Oh well. I guess it’s a milestone of sorts.

I also read came across this last week. Most of what we’ve junked into the oceans isn’t even stuff we primarily use in the water. It’s just, plain, purely a dustbin.

That’s what the planet is to us today— a bunch of places to extract from, or junk into. That’s what our places mean to us — at least ever since a few ships started periodically sailing out of N Europe about 600 years ago to find “resources” in every place that could be exploited, and we followed up with “innovation” of myriad forms to do this at the largest scale and in the most “cost effective” manner.

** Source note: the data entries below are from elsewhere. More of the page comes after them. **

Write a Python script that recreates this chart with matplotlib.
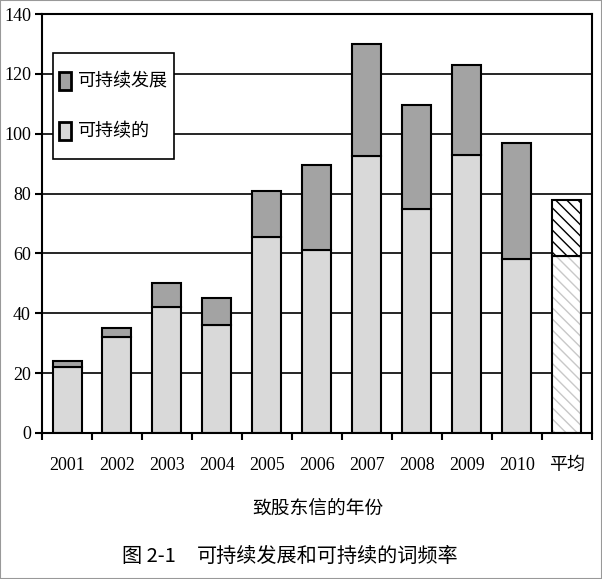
import matplotlib.pyplot as plt
import matplotlib.patches as mpatches
from matplotlib.legend_handler import HandlerPatch
import numpy as np

plt.rcParams['font.family'] = ['Liberation Serif', 'Noto Sans CJK SC']
plt.rcParams['hatch.linewidth'] = 1.0

# data
years = ['2001', '2002', '2003', '2004', '2005', '2006', '2007', '2008', '2009', '2010', '平均']
sustainable = [22, 32, 42, 36, 65.5, 61, 92.5, 75, 93, 58, 59]        # 可持续的
total = [24, 35, 50, 45, 81, 89.5, 130, 109.5, 123, 97, 78]          # top of stack
development = [t - s for t, s in zip(total, sustainable)]            # 可持续发展

x = np.arange(len(years))
w = 0.58

fig = plt.figure(figsize=(6.02, 5.79), dpi=100)
ax = fig.add_axes([0.0698, 0.2522, 0.9132, 0.7236])

ax.set_axisbelow(True)
ax.yaxis.grid(True, color='black', linewidth=1.2)

ax.bar(x[:-1], sustainable[:-1], w, color='#d9d9d9', edgecolor='black', linewidth=1.5)
ax.bar(x[:-1], development[:-1], w, bottom=sustainable[:-1], color='#a3a3a3',
       edgecolor='black', linewidth=1.5)

# average bar, hatched
ax.bar(x[-1], sustainable[-1], w, color='white', edgecolor='#c8c8c8', hatch='\\\\\\', linewidth=0)
ax.bar(x[-1], sustainable[-1], w, color='none', edgecolor='black', linewidth=1.5)
ax.bar(x[-1], development[-1], w, bottom=sustainable[-1], color='white', edgecolor='black',
       hatch='\\\\\\', linewidth=1.5)

ax.set_xlim(-0.5, len(years) - 0.5)
ax.set_ylim(0, 140)
ax.set_yticks(range(0, 141, 20))
ax.set_xticks(x)
ax.set_xticklabels(years)
ax.set_xticks(np.arange(-0.5, len(years), 1), minor=True)
ax.tick_params(axis='x', which='major', length=0, pad=17, labelsize=13)
ax.tick_params(axis='x', which='minor', length=5, width=1.5, direction='out')
ax.tick_params(axis='y', length=5, width=1.5, labelsize=13, pad=3)
for s in ax.spines.values():
    s.set_linewidth(1.5)


# small upright swatch, vertically centred in a tall legend row
def narrow_patch(legend, orig_handle, xdescent, ydescent, width, height, fontsize):
    h = fontsize * 1.0
    return mpatches.Rectangle((-xdescent, -ydescent + (height - h) / 2), width, h)


handles = [mpatches.Patch(facecolor='#a3a3a3', edgecolor='black', linewidth=2, label='可持续发展'),
           mpatches.Patch(facecolor='#d9d9d9', edgecolor='black', linewidth=2, label='可持续的')]
leg = ax.legend(handles=handles, loc='upper left', bbox_to_anchor=(0.02, 0.907),
                borderaxespad=0, fancybox=False, framealpha=1, edgecolor='black',
                handlelength=0.62, handleheight=3.35, labelspacing=0.35, borderpad=0.35,
                handletextpad=0.4, handler_map={mpatches.Patch: HandlerPatch(patch_func=narrow_patch)},
                prop={'family': ['Noto Sans CJK SC'], 'size': 13})
leg.get_frame().set_linewidth(1.2)

fig.text(318 / 602, 1 - 508 / 579, '致股东信的年份', ha='center', va='center', fontsize=13.5,
         family=['Noto Sans CJK SC'])
fig.text(122 / 602, 1 - 556 / 579, '图 2-1', ha='left', va='center',
         fontsize=14.5, family=['Noto Sans CJK SC'])
fig.text(197 / 602, 1 - 556 / 579, '可持续发展和可持续的词频率', ha='left', va='center',
         fontsize=14.5, family=['Noto Sans CJK SC'])

fig.patches.append(mpatches.Rectangle((0, 0), 1, 1, transform=fig.transFigure, fill=False,
                                      edgecolor='#999999', linewidth=1.5))

fig.savefig('out.png', dpi=100)
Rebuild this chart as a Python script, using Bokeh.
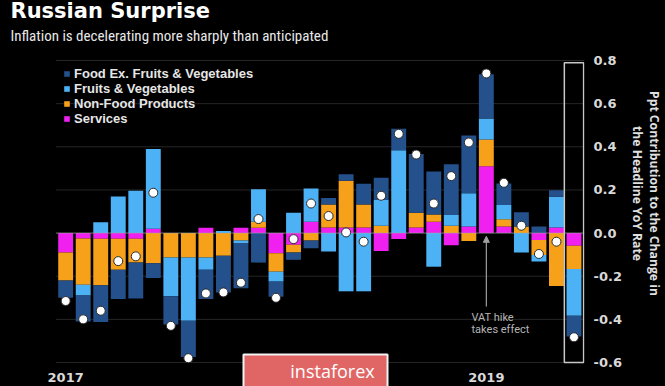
import math
import numpy as np
from bokeh.plotting import figure
from bokeh.models import (ColumnDataSource, FixedTicker, PrintfTickFormatter, Label,
                          Legend, LegendItem, Arrow, NormalHead, BoxAnnotation)
from bokeh.embed import file_html
from bokeh.resources import INLINE

# ---- data (Jan 2017 .. Jun 2019, monthly), ppt contribution to change in YoY CPI ----
months = list(range(30))
year_ticks = [0, 24]
year_labels = ["2017", "2019"]
vat_month = 24

services = [-0.09, -0.025, -0.026, -0.026, -0.026, 0.02, 0.0, 0.0, 0.025, 0.0,
            0.025, 0.025, -0.094, -0.054, 0.052, 0.026, 0.026, 0.026, -0.083, -0.028,
            0.026, 0.052, -0.056, 0.03, 0.31, 0.03, 0.0, -0.032, 0.026, -0.059]
non_food = [-0.13, -0.215, -0.216, -0.144, -0.11, -0.14, -0.113, -0.113, -0.113, -0.105,
            -0.034, 0.028, -0.085, -0.036, -0.034, 0.106, 0.216, 0.106, 0.034, 0.0,
            0.068, 0.034, 0.034, -0.037, 0.124, 0.034, 0.03, -0.07, -0.245, -0.108]
fruits_veg = [0.0, -0.05, 0.05, 0.17, 0.196, 0.37, -0.18, -0.293, -0.057, 0.01,
              -0.012, 0.15, -0.046, 0.094, 0.155, -0.086, -0.27, -0.27, 0.119, 0.384,
              0.0, -0.156, 0.05, 0.155, 0.097, 0.066, -0.09, -0.03, 0.142, -0.216]
food_ex = [-0.08, -0.12, -0.17, -0.136, -0.167, -0.068, -0.131, -0.168, -0.136, -0.17,
           -0.21, -0.137, -0.07, -0.034, -0.036, 0.031, 0.031, 0.097, 0.103, 0.1,
           0.272, 0.2, 0.235, 0.267, 0.205, 0.1, 0.067, 0.03, 0.03, -0.097]
headline = [-0.315, -0.40, -0.36, -0.13, -0.108, 0.187, -0.43, -0.58, -0.28, -0.275,
            -0.23, 0.065, -0.30, -0.028, 0.137, 0.079, 0.003, -0.04, 0.173, 0.46,
            0.364, 0.137, 0.264, 0.42, 0.74, 0.233, 0.034, -0.097, -0.04, -0.483]

y_ticks = [-0.6, -0.4, -0.2, 0.0, 0.2, 0.4, 0.6, 0.8]

series = [
    ("Services", services, "#f020f0"),
    ("Non-Food Products", non_food, "#f7a11a"),
    ("Fruits & Vegetables", fruits_veg, "#4cb2f5"),
    ("Food Ex. Fruits & Vegetables", food_ex, "#24508c"),
]

W, H = 665, 386
x_lo, x_hi = -0.55, 29.6
p = figure(width=W, height=H, x_range=(-3.718, x_hi), y_range=(-0.7113, 1.0782),
           output_backend="svg", toolbar_location=None, y_axis_location="right",
           x_axis_location=None, background_fill_color="black", border_fill_color="black",
           outline_line_color=None, min_border_left=0, min_border_right=76,
           min_border_top=0, min_border_bottom=0)

p.xgrid.visible = False
p.ygrid.visible = False

ax = p.yaxis[0]
ax.ticker = FixedTicker(ticks=y_ticks)
ax.bounds = (y_ticks[0], y_ticks[-1])
ax.formatter = PrintfTickFormatter(format="%.1f")
ax.major_tick_out = 0
ax.major_tick_in = 0
ax.minor_tick_out = 0
ax.minor_tick_in = 0
ax.axis_line_color = None
ax.major_label_standoff = 9
ax.major_label_text_font = "DejaVu Sans"
ax.major_label_text_font_style = "bold"
ax.major_label_text_font_size = "13px"
ax.major_label_text_color = "#d9d9d9"
ax.axis_label = "Ppt Contribution to the Change in\nthe Headline YoY Rate"
ax.axis_label_standoff = 4
ax.axis_label_text_font = "Open Sans"
ax.axis_label_text_font_style = "bold"
ax.axis_label_text_font_size = "12.2px"
ax.axis_label_text_color = "#e0e0e0"
ax.axis_label_text_line_height = 1.0

# horizontal grid lines over the plotting strip
p.segment(x0=[x_lo] * len(y_ticks), x1=[x_hi] * len(y_ticks), y0=y_ticks, y1=y_ticks,
          line_color="#262626", line_width=1)

pos = np.zeros(len(months))
neg = np.zeros(len(months))
rends = {}
for name, vals, col in series:
    v = np.array(vals, dtype=float)
    bottom = np.where(v >= 0, pos, neg)
    top = bottom + v
    pos = np.where(v >= 0, top, pos)
    neg = np.where(v < 0, top, neg)
    src = ColumnDataSource(dict(x=months, bottom=bottom, top=top))
    rends[name] = p.vbar(x="x", bottom="bottom", top="top", width=0.85, source=src,
                         fill_color=col, line_color=None)

# zero line
p.segment(x0=[x_lo], x1=[x_hi], y0=[0], y1=[0], line_color="#a8a8a8", line_alpha=0.55, line_width=1)

# highlight box around latest month
last = months[-1]
p.quad(left=[last - 0.55], right=[last + 0.55], top=[0.79], bottom=[-0.6],
       fill_color=None, line_color="#c8c8c8", line_width=1.5)

p.scatter(months, headline, size=9, fill_color="white", line_color="#2a2a2a", line_width=1)

p.add_layout(Arrow(end=NormalHead(size=6, fill_color="#a0a0a0", line_color="#a0a0a0"),
                   x_start=months[vat_month], y_start=-0.34, x_end=months[vat_month], y_end=-0.015,
                   line_color="#a0a0a0", line_width=1.2))

p.add_layout(Label(x=471, y=H - 317, x_units="screen", y_units="screen", text="VAT hike",
                   text_font="Roboto", text_font_size="11px", text_color="#b5b5b5",
                   text_align="left", text_baseline="middle"))
p.add_layout(Label(x=471, y=H - 329, x_units="screen", y_units="screen", text="takes effect",
                   text_font="Roboto", text_font_size="11px", text_color="#b5b5b5",
                   text_align="left", text_baseline="middle"))

# legend
order = ["Food Ex. Fruits & Vegetables", "Fruits & Vegetables", "Non-Food Products", "Services"]
legend = Legend(items=[LegendItem(label=n, renderers=[rends[n]]) for n in order],
                location=(63, H - 125.5), orientation="vertical", padding=0, margin=0, spacing=0,
                glyph_width=7, glyph_height=7, label_height=7, label_standoff=4,
                label_text_font="Liberation Sans", label_text_font_style="bold",
                label_text_font_size="13px", label_text_color="#e6e6e6",
                label_text_baseline="alphabetic",
                background_fill_alpha=0, border_line_color=None)
p.add_layout(legend)

# title & subtitle
p.add_layout(Label(x=10, y=H - 10.5, x_units="screen", y_units="screen", text="Russian Surprise",
                   text_font="DejaVu Sans", text_font_style="bold", text_font_size="21px",
                   text_color="#ffffff", text_baseline="middle"))
p.add_layout(Label(x=10, y=H - 35, x_units="screen", y_units="screen",
                   text="Inflation is decelerating more sharply than anticipated",
                   text_font="Liberation Sans Narrow, Arial Narrow, Roboto Condensed, sans-serif",
                   text_font_size="15px", text_color="#e8e8e8", text_baseline="middle"))

# year labels
for t, lab in zip(year_ticks, year_labels):
    p.add_layout(Label(x=months[t], y=H - 377, x_units="data", y_units="screen", text=lab,
                       text_font="DejaVu Sans", text_font_style="bold",
                       text_font_size="13px", text_color="#d9d9d9",
                       text_align="center", text_baseline="middle"))

# watermark
p.add_layout(BoxAnnotation(left=243, right=387, bottom=-6, top=H - 354,
                           left_units="screen", right_units="screen",
                           bottom_units="screen", top_units="screen",
                           fill_color="#e06666", fill_alpha=1.0,
                           line_color="#f2f2f2", line_width=2, line_alpha=1.0))
p.add_layout(Label(x=332, y=H - 370, x_units="screen", y_units="screen", text="instaforex",
                   text_font="Open Sans", text_font_size="18px", text_color="#ffffff",
                   text_align="center", text_baseline="middle"))

html = file_html(p, INLINE)
html = html.replace("<head>", "<head><style>html,body{background:#000000;}</style>", 1)
open("out.html", "w").write(html)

This form of existence, these motivations and the underlying myths that power them rule us all — every country, every village, every government and almost every citizen.

For the last few hundred years, and especially over the last cnetury, we have not looked at our places as “home”. Obviously, it’s looking more and and more like it won’t continue to be home for us.

Guy McPherson has been a climate pessimist — and recently revised the date for possible near term extinction from 2030 to 2026! While it sounds like a stretch, the logic used for supporting the possibility is all published papers, research and science. We have sucked at seeing exponential curves, feedback loops add up so who knows. Each time news like this pops up, I find myself being a little less dismissive of the extreme possibility suggested.

Truly deranged species, this. And completely disconnected from its home.